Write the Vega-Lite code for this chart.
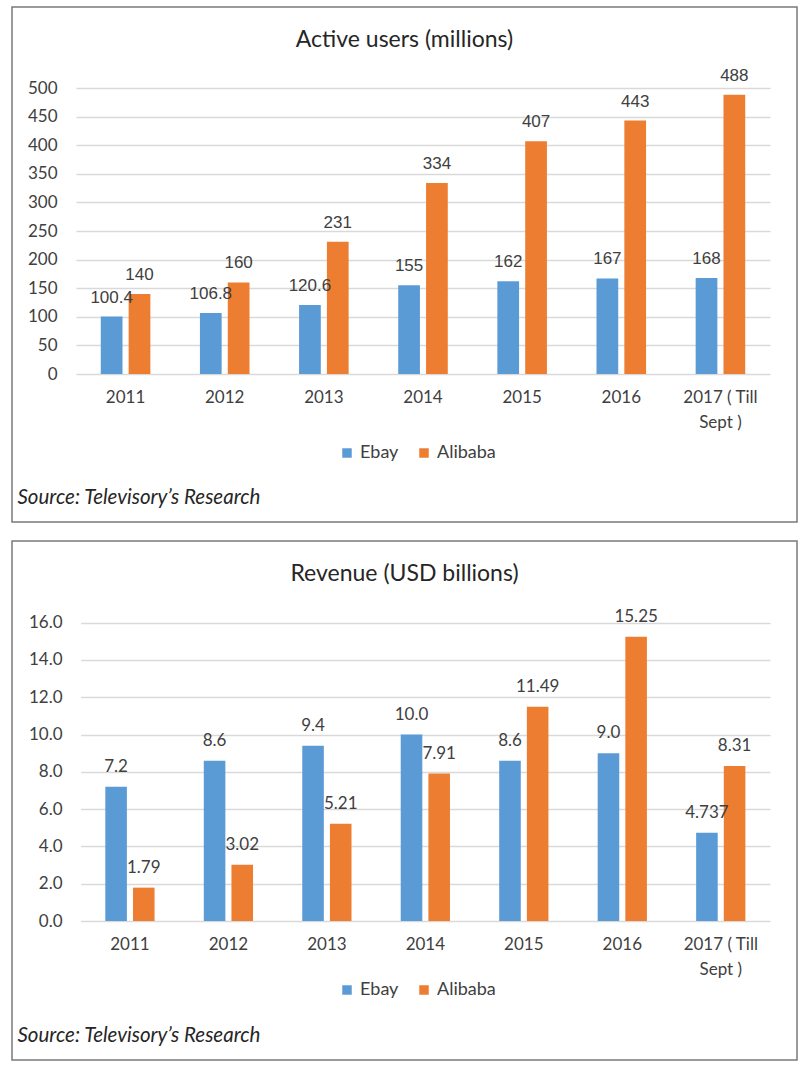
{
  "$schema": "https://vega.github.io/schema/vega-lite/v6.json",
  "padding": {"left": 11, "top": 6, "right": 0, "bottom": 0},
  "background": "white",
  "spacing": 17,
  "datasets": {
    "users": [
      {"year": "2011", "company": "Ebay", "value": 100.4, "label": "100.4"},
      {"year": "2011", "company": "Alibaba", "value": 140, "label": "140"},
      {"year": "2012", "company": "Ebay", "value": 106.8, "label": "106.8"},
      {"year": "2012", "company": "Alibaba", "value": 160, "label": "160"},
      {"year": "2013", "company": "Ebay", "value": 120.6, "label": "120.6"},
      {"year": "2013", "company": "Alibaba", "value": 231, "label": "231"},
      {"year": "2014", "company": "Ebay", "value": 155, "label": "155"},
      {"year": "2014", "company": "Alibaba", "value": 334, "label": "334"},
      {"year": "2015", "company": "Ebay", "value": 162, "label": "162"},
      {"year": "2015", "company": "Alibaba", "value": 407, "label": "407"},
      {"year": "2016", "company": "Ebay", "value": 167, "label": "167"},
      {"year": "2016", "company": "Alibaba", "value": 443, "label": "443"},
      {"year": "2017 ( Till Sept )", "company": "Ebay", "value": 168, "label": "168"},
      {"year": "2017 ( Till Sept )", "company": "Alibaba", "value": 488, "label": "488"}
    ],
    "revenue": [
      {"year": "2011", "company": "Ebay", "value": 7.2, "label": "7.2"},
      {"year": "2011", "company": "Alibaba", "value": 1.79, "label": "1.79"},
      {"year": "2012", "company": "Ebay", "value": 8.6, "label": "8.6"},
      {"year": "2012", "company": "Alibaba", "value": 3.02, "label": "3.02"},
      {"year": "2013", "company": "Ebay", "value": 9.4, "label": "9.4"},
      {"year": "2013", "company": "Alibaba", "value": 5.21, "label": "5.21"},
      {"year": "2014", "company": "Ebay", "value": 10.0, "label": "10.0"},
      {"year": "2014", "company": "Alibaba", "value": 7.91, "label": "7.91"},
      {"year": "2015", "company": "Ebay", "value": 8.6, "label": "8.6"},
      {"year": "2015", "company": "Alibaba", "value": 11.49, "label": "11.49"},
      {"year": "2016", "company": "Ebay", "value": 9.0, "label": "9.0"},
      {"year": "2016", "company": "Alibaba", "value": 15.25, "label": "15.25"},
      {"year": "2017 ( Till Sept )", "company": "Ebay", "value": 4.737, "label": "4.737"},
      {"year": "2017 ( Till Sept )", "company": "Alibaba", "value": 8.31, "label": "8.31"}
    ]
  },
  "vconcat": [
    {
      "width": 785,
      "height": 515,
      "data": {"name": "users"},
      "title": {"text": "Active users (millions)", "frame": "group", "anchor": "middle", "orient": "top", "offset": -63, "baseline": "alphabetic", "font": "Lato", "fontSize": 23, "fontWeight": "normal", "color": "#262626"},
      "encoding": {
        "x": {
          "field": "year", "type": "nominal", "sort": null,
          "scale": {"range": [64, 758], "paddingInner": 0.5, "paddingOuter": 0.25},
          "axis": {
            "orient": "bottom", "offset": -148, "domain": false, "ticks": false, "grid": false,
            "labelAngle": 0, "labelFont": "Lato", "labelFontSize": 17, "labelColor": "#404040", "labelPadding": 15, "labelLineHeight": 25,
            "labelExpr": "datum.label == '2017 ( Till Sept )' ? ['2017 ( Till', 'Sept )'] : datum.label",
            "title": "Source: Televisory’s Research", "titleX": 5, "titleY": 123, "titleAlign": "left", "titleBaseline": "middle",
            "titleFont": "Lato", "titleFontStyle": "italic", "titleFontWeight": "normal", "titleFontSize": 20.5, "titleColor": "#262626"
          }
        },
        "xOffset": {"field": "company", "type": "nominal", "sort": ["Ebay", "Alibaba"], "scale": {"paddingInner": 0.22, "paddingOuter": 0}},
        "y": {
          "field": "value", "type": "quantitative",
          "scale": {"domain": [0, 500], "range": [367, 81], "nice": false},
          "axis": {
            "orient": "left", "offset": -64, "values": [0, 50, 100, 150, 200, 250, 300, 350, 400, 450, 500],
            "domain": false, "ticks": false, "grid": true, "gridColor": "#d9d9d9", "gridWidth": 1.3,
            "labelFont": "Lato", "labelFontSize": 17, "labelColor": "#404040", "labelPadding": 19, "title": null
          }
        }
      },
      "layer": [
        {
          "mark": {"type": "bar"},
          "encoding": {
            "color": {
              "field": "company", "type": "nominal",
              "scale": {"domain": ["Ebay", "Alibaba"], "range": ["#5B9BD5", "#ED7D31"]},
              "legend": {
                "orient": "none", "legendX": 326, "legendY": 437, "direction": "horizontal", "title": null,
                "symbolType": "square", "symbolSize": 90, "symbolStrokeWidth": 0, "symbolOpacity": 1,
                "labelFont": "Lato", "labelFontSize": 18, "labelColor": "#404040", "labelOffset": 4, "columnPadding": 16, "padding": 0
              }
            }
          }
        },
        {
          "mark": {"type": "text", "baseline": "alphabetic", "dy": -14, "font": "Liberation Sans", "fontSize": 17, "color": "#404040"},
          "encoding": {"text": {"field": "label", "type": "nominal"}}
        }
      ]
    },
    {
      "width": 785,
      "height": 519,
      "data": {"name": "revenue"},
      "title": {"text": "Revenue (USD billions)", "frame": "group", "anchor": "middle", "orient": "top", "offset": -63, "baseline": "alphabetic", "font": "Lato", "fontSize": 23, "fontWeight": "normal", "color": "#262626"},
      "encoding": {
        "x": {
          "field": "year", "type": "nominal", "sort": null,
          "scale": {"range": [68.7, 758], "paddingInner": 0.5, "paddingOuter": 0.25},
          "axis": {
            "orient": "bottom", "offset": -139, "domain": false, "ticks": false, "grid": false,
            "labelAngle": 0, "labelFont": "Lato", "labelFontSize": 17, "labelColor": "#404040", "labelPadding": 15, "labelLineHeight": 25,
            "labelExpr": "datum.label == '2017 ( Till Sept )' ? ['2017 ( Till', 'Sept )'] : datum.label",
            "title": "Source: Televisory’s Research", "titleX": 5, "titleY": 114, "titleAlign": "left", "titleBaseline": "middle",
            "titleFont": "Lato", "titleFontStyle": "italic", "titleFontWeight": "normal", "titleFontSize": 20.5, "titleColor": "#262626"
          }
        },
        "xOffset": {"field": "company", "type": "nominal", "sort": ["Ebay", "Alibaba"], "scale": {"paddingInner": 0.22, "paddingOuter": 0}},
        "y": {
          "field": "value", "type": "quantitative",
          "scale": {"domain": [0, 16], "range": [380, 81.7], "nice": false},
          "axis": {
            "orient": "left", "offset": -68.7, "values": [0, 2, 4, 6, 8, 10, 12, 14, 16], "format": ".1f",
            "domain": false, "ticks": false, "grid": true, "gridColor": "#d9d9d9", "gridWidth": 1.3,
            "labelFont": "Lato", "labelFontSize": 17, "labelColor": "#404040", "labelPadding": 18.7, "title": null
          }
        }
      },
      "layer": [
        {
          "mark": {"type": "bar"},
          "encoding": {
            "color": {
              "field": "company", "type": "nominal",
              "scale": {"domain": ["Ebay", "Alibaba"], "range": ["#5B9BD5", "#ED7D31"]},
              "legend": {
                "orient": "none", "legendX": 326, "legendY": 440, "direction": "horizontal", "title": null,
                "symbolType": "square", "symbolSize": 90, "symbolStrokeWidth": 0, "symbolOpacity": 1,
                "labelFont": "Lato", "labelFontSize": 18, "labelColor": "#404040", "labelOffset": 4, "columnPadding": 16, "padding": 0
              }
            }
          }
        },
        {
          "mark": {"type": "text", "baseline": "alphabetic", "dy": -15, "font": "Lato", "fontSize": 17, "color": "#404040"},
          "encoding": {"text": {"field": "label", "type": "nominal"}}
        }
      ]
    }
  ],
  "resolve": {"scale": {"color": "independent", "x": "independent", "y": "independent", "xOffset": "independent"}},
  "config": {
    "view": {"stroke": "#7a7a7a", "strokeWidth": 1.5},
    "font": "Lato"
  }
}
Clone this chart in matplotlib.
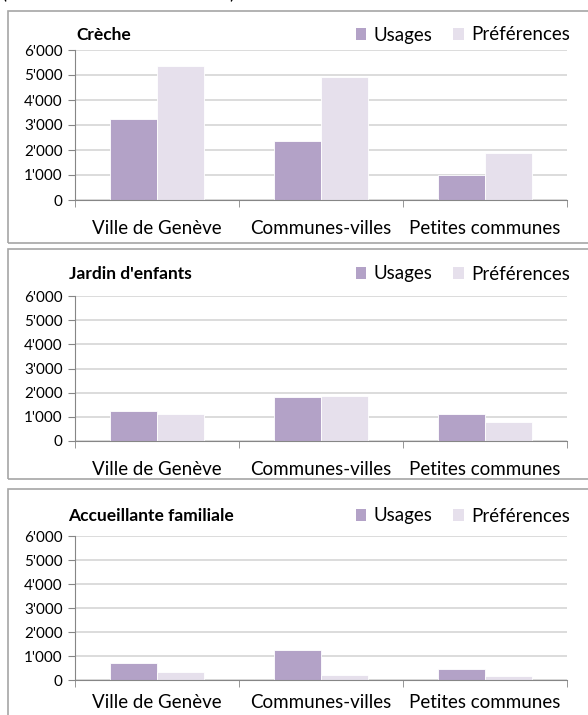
• • • • •
### YOUR INSTRUCTIONS
Within the listing above, work out how many lines contain the string "this", and reply with that number only.

### ANSWER IN FULL
2